On March 1 and 2, renowned sociologist and political scientist Hartmut Rosa will keynote the G. Peter Kaye Lecture hosted by the Vancouver School of Theology. On March 1, Prof. Rosa will give a public lecture in person and online titled “‘Give us a hearing heart’. The Listening Society and Its Enemies.” On March 2, he will lead an in-person workshop titled “Democracy Needs Religion: On a Peculiar but Resonant Relationship.” The overarching title of the lecture and workshop is “The Listening Society: Religion, Music and Democracy in Resonance.”
Registration is free for the March 1 public lecture and tickets are available for in-person and online attendance. The March 2 workshop will only be offered in person and tickets cost $10 (to cover lunch). Register on the Vancouver School of Theology website.
The listening society
The predominant modern way of being and acting in the world can be termed a mode of deafness and muteness — and of aggression. It is based on a mode of dynamic stabilization, which structurally requires incessant growth, acceleration and innovation to reproduce the institutional status quo. In this way, modern sensibilities are geared towards control and availability — with the obvious problems of political, ecological and psychological disaster.
Against this, the workshop will seek to develop a different mode of being in the world, which can be called a resonant mode. Resonance takes its cue from music — its core elements are listening and responding. Resonance does not start with something we do, but with something we perceive, or allow to happen. Here, responsibility is literally turned into respons-a-bility. It implies a medio-passive (and medio-active) way of relating to the world. Such forms of medio-passivity and respons-a-bility are, of course, not just developed in theological theories but also enacted and embodied in religious rituals and practices.
Nevertheless, there can be no doubt that religious authorities and dogmas can easily play out the other way and become resonance killers of the worst sort. Thus, the challenge is to work out and define the dividing lines in this Janus face of religion.
About Hartmut Rosa
Harmut Rosa is the professor of general and theoretical sociology at Freidrich-Schiller University in Jena and the director of the Max Weber Centre for Advanced Cultural and Social Studies at Erfurt University.

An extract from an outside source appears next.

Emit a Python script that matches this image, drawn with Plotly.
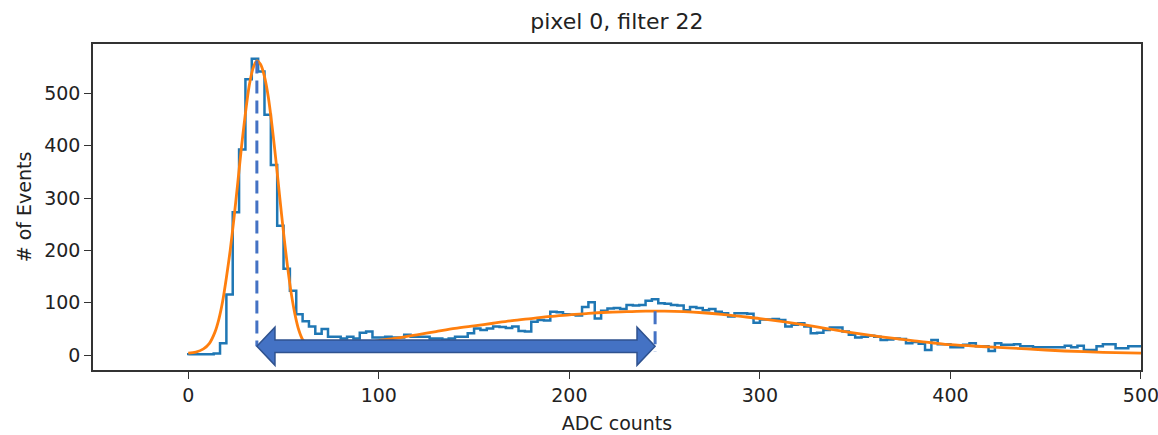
import numpy as np
import plotly.graph_objects as go

# ---------------- data ----------------
title_text = "pixel 0, filter 22"
x_label = "ADC counts"
y_label = "# of Events"

bin_range = [0, 500]
n_bins = 150

hist_counts = [
    2, 2, 2, 2, 3, 23, 116, 273, 393, 527,
    566, 542, 459, 363, 247, 165, 123, 78, 65, 55,
    41, 50, 35, 35, 32, 35, 32, 43, 45, 34,
    34, 35, 34, 34, 39, 35, 35, 35, 32, 32,
    30, 32, 35, 35, 42, 51, 48, 51, 55, 54,
    52, 55, 46, 45, 64, 67, 66, 83, 82, 78,
    77, 76, 92, 101, 70, 85, 89, 90, 88, 96,
    95, 96, 104, 107, 99, 98, 96, 95, 86, 92,
    90, 86, 88, 83, 80, 74, 80, 80, 79, 62,
    68, 68, 69, 67, 55, 58, 61, 55, 42, 43,
    48, 53, 53, 45, 39, 34, 35, 37, 35, 29,
    30, 32, 31, 23, 25, 22, 10, 29, 21, 21,
    15, 15, 20, 23, 17, 17, 8, 23, 20, 20,
    21, 17, 17, 15, 15, 15, 15, 15, 18, 15,
    18, 10, 10, 17, 21, 21, 13, 13, 17, 17,
]

fit_x = [0, 4, 8, 11, 14, 16, 18, 20, 22, 24, 26, 28, 30, 32, 34, 36, 38,
         40, 42, 44, 46, 48, 50, 52, 54, 56, 58, 60, 63, 67, 72, 80, 90,
         100, 110, 120, 130, 140, 150, 160, 170, 180, 190, 200, 210, 220,
         230, 240, 250, 260, 270, 280, 290, 300, 320, 340, 360, 380, 400,
         420, 440, 460, 480, 500]
fit_y = [4, 6, 12, 22, 44, 68, 102, 148, 200, 262, 330, 400, 462, 515, 548,
         562, 555, 532, 493, 437, 372, 302, 234, 172, 119, 78, 48, 30, 20,
         16, 16, 18, 22, 28, 33, 39, 45, 51, 56, 61, 66, 70, 74, 77, 80, 82,
         83, 84, 84, 83, 81, 78, 74, 70, 60, 48, 37, 28, 20, 16, 12, 8, 5.5, 4]

peak1_pos = 36      # pedestal peak
peak1_top = 563
peak2_pos = 245     # signal peak
peak2_top = 84

x_ticks = [0, 100, 200, 300, 400, 500]
y_ticks = [0, 100, 200, 300, 400, 500]
x_range = [-50, 500.01]
y_range = [-28.3, 594.3]

# ---------------- styles ----------------
BLUE = "#1f77b4"
ORANGE = "#ff7f0e"
ANNOT = "#4472C4"
ANNOT_EDGE = "#2F528F"
TEXT = "#222222"
FONT = "DejaVu Sans"

edges = np.linspace(bin_range[0], bin_range[1], n_bins + 1)
step_x = [edges[0]] + list(edges)
step_y = [0] + list(hist_counts) + [hist_counts[-1]]

fig = go.Figure()
fig.add_trace(go.Scatter(
    x=step_x, y=step_y, mode="lines", line=dict(color=BLUE, width=2.5, shape="hv"),
    hoverinfo="skip", showlegend=False, cliponaxis=True))
fig.add_trace(go.Scatter(
    x=fit_x, y=fit_y, mode="lines",
    line=dict(color=ORANGE, width=2.8, shape="spline", smoothing=0.8),
    hoverinfo="skip", showlegend=False))

# arrow geometry (style sizes)
arrow_mid = 17
shaft_half = 12
head_half = 36.5
head_len = 9.5
xa, xb = peak1_pos, peak2_pos
arrow_path = (
    f"M {xa},{arrow_mid} "
    f"L {xa + head_len},{arrow_mid + head_half} "
    f"L {xa + head_len},{arrow_mid + shaft_half} "
    f"L {xb - head_len},{arrow_mid + shaft_half} "
    f"L {xb - head_len},{arrow_mid + head_half} "
    f"L {xb},{arrow_mid} "
    f"L {xb - head_len},{arrow_mid - head_half} "
    f"L {xb - head_len},{arrow_mid - shaft_half} "
    f"L {xa + head_len},{arrow_mid - shaft_half} "
    f"L {xa + head_len},{arrow_mid - head_half} Z"
)

shapes = [
    dict(type="line", xref="x", yref="y", x0=peak1_pos, x1=peak1_pos,
         y0=peak1_top, y1=arrow_mid, line=dict(color=ANNOT, width=3, dash="13px,7px")),
    dict(type="path", xref="x", yref="y", path=arrow_path,
         fillcolor=ANNOT, line=dict(color=ANNOT_EDGE, width=1.5)),
    dict(type="line", xref="x", yref="y", x0=peak2_pos, x1=peak2_pos,
         y0=peak2_top, y1=arrow_mid - 10, line=dict(color=ANNOT, width=3, dash="13px,7px")),
]

axis_common = dict(
    showgrid=False, zeroline=False, showline=True, linecolor="#333333", linewidth=1.5,
    mirror=True, ticks="outside", ticklen=7, tickwidth=1.3, tickcolor="#333333",
    tickfont=dict(family=FONT, size=19, color=TEXT), automargin=False,
    ticklabeloverflow="allow",
)

fig.update_layout(
    width=1158, height=435,
    margin=dict(l=93, r=17, t=44, b=65),
    paper_bgcolor="white", plot_bgcolor="white",
    title=dict(text=title_text, x=0.5327, xanchor="center", xref="container",
               y=0.95, yanchor="middle", yref="container",
               font=dict(family=FONT, size=22, color=TEXT)),
    xaxis=dict(range=x_range, tickvals=x_ticks, ticktext=[str(t) for t in x_ticks],
               title=dict(text=x_label, font=dict(family=FONT, size=19, color=TEXT), standoff=12),
               **axis_common),
    yaxis=dict(range=y_range, tickvals=y_ticks, ticktext=[str(t) for t in y_ticks],
               title=dict(text=y_label, font=dict(family=FONT, size=19, color=TEXT), standoff=8),
               **axis_common),
    shapes=shapes,
    font=dict(family=FONT, color=TEXT),
)

fig.write_html("out.html", config={"displayModeBar": False},
               post_script="document.body.style.margin='0px';document.body.style.overflow='hidden';")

Prof. Rosa’s research interests include resonance theory, normative and empirical foundations of critical social theory, political and philosophical communitarianism and civil society, and temporal sociology of social acceleration. His books have been translated into 15 languages and he has won a plethora of awards for his work, including the Tractatus Award for Philosophical Essays. His most recent book, Late Modernity in Crisis: Why We Need a Theory of Society, is a co-publication with Andreas Reckwitz.
About the G. Peter Kaye Lecture series
The G. Peter Kaye Lecture series was established in 1987 by the Vancouver Foundation in honour of its well-respected former board chairperson Gilbert Peter Kaye. Peter Kaye led the Vancouver Foundation as its first full-time executive director from 1959 to 1977, and following his retirement he was appointed chairman of the board of directors. During his tenure, the Vancouver Foundation became the largest charitable fund in Canada. Peter Kaye also served as VST’s chancellor and chair of the board of governors until 1984.
For the past 37 years the G. Peter Kaye Lecture series has brought to campus “scholars of international reputation chosen for their ability to make a serious intellectual contribution to theological enquiry in a way that nourishes the spiritual life of the church and the wider community.”